Something I have always done throughout my years is to add a guard that checks if the line is empty (and dispose of it) so it doesnt really catch me out.

Lets put it this way (devils advocate)

If you read the text file line by line into an array then use array.join('\n') it will be faithfully recreated (assuming linux or files systems / OSes that use \n). How else would you know there is a newline at the end? That new line might be important to some sub systems or applications.

I dont disagree but thats not how this is.

That's fair enough.

Node-red has nodes to read a file line by line and write a file line by line.
Surely it should be possible to duplicate a file by reading it with the file read and writing it with the file write, without the need to consider it as an array or a string.

I don't think your example of splitting a string at new line characters is a valid way to count lines in a file.

For me it's a bug, and you can't really fail to fix a bug because people may be relying on it.

Oh, this was once recommended here as a way to obtain the last line of a file. Maybe it used to work differently?

I'll hush up now :face_with_open_eyes_and_hand_over_mouth:

errr - indeed that works ...

conway : /tmp $ wc a.txt
       2       4      20 a.txt
conway : /tmp $ wc a.new
       2       4      20 a.new

Indeed - if I have a file A line with no \n - then wc -l says it has 0 lines... which is perverse...

1 Like

The way I have always look at it is "how many positions can the cursor be at in the file"

In the case of your data - there are 3 positions the cursor can be
WindowsTerminal_Nvs7f9rCmk

I dont consider it a bug but an implementation detail.

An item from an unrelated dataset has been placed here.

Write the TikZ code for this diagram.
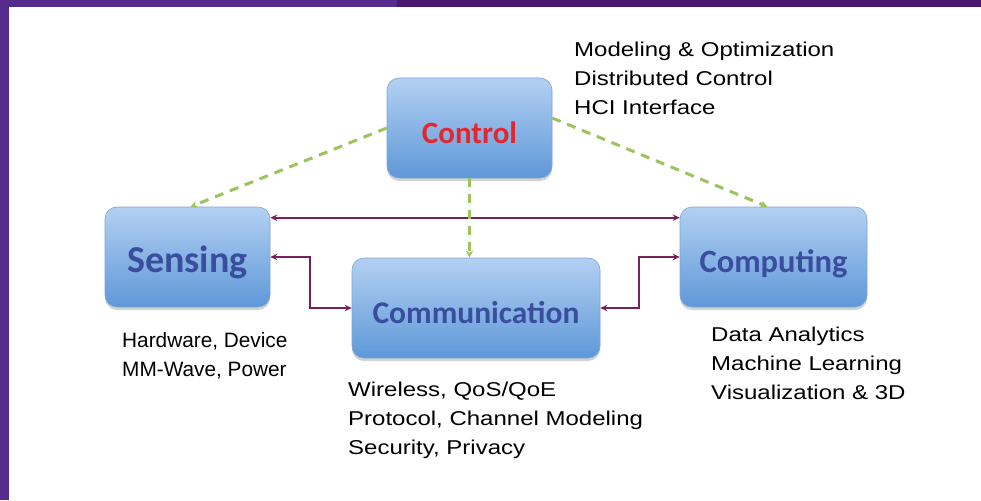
\documentclass[tikz,border=0pt]{standalone}
\usepackage{fontspec}
\setmainfont{Liberation Sans}
\newfontfamily\boxfont{Carlito}
\newfontfamily\descfont[FakeStretch=1.2]{Liberation Sans}
\newfontfamily\plainfont{Liberation Sans}
\usetikzlibrary{shadows,arrows.meta}
\definecolor{purpbar}{HTML}{56298C}
\definecolor{purpdark}{HTML}{4A176E}
\definecolor{arrowpurp}{HTML}{7A1E5C}
\definecolor{dashgreen}{HTML}{9CC35C}
\definecolor{boxtop}{HTML}{B3D0F2}
\definecolor{boxbot}{HTML}{5E98D8}
\definecolor{boxedge}{HTML}{7EA6D6}
\definecolor{labelblue}{HTML}{3A4E9E}
\definecolor{labelred}{HTML}{E5262D}
\begin{document}
\begin{tikzpicture}[x=1pt,y=-1pt,
 block/.style={draw=boxedge, line width=0.6pt, rounded corners=12pt, top color=boxtop, bottom color=boxbot,
   drop shadow={opacity=0.35, shadow xshift=0pt, shadow yshift=-3pt},
   inner sep=0pt, minimum height=100pt, text height=30pt, text depth=0pt, text=labelblue},
 bfont/.style={font=\boxfont\bfseries\fontsize{#1}{#1}\selectfont},
 desc/.style={anchor=north west, inner sep=0pt, align=left, font=\descfont\fontsize{20}{29}\selectfont},
 link/.style={draw=arrowpurp, line width=2.2pt, {Stealth[length=7pt,width=6.5pt]}-{Stealth[length=7pt,width=6.5pt]}},
 ctrl/.style={draw=dashgreen, line width=3pt, dash pattern=on 9pt off 7pt, -{Stealth[length=7pt,width=7pt]}}]
\fill[white] (0,0) rectangle (981,500);
\useasboundingbox (0,0) rectangle (981,500);
\fill[purpbar] (0,0) rectangle (9,500);
\fill[purpbar] (0,0) rectangle (397,7.5);
\fill[purpdark] (397,0) rectangle (981,7.5);

\node[block, minimum width=165pt, text=labelred, bfont=31] (ctl) at (469.5,128) {Control};
\node[block, minimum width=165pt, bfont=38] (sen) at (187.5,257) {Sensing};
\node[block, minimum width=248pt, bfont=31.5] (comm) at (476,308) {Communication};
\node[block, minimum width=187pt, bfont=32.5] (comp) at (773.5,257) {Computing};

\draw[link] ([yshift=-11pt]sen.north east) -- ([yshift=-11pt]comp.north west);
\draw[link] (sen.east) -- ++(40,0) |- (comm.west);
\draw[link] (comm.east) -- ++(39,0) |- (comp.west);

\draw[ctrl] (ctl.west) -- ([xshift=3pt]sen.north);
\draw[ctrl] ([yshift=10pt]ctl.east) -- ([xshift=-6pt]comp.north);
\draw[ctrl] (ctl.south) -- (ctl.south |- comm.north);

\node[desc] (tctl) at (574,42) {Modeling \& Optimization\\Distributed Control\\HCI Interface};
\node[desc, font=\plainfont\fontsize{20.8}{29}\selectfont] (tsen) at (122,332.5) {Hardware, Device\\MM-Wave, Power};
\node[desc] (tcomm) at (348,382) {Wireless, QoS/QoE\\Protocol, Channel Modeling\\Security, Privacy};
\node[desc] (tcomp) at (711,327) {Data Analytics\\Machine Learning\\Visualization \& 3D};
\end{tikzpicture}
\end{document}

If others feel this is something that should be changed then it would (probably) not be until V4 since it is a breaking change.

1 Like

I agree - my way of thinking is as a byte stream.... but yes ends up same as where the cursor is. You read the \n char that moves the curser to line 3 - then you close the file... - the fact that there is nothing there doesn't mean you are not on line3.

BUT - I can now - if I finally register these words read a file line by line and write a file line by line - see that in that case we do then add an extra \n when it's not necessary at the end of the file. I then think it is something that is part of the file out node rather than the in node as (as per my streams thinking - at the point of the final \n in per line mode we don't know that the next character doesn't exist.

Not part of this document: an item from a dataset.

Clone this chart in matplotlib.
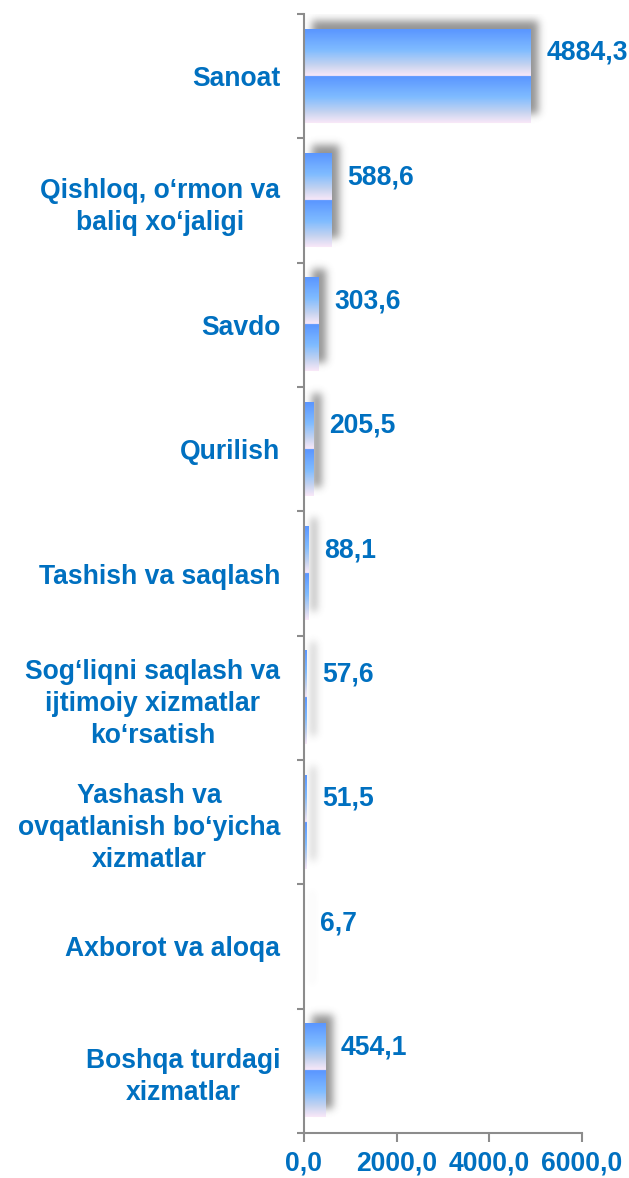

So yes I think it could be accepted as an issue.

1 Like

stops hushing, momentarily
I am glad you agree there is an issue, I think you are wrong to ascribe it to the Write File node.

Another programmatic way to read a file a line at a time and count them: C getline()

$ cat try.c
#include <stdio.h>
#include <stdlib.h>

int main(void)
{
    FILE * fp;
    char * line = NULL;
    size_t len = 0;
    ssize_t read;
    int linesread = 0;

    fp = fopen("/home/pi/testdata", "r");
    if (fp == NULL)
        exit(EXIT_FAILURE);

    while ((read = getline(&line, &len, fp)) != -1) {
        printf("Retrieved line of length %zu:\n", read);
        printf("%s", line);
        linesread++;
    }
    printf("Read %i lines in total\n", linesread);

    fclose(fp);
    if (line)
        free(line);
    exit(EXIT_SUCCESS);
}
$ cc -o try try.c
$ ./try
Retrieved line of length 7:
A line
Retrieved line of length 13:
Another line
Read 2 lines in total

And you can remove the final new line from testdata, C still reads 2 lines

$ printf "%s\n%s" "A line with nl" "Another line no nl" > testdata
$ ./try
Retrieved line of length 15:
A line with nl
Retrieved line of length 18:
Another line no nlRead 2 lines in total

This is all Linux based, I don't know what the node[s] do on WIndows, don't have NR installed.

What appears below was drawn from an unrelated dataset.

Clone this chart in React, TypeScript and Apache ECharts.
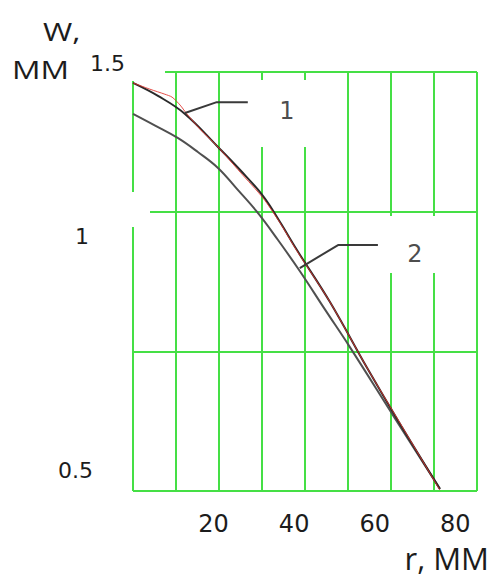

I will try and raise an issue on github

Sorry - have to disagree on it being the in node... If you are setting it to return a line at a time - ie split on \n then we do read it a char at a time and send the string as soon as we see the \n - so we then when we get to the next (non)character we need some way to say "oh actually that was the end of the file" - so need to send null. - It needs to be different to a file with a final line that doesn't end \n.

When it gets to the out node we need to reconstruct it - and if the add newline box is checked need to do that for every valid line - so all lines except the last null one, whereas currently we just add a newline regardless.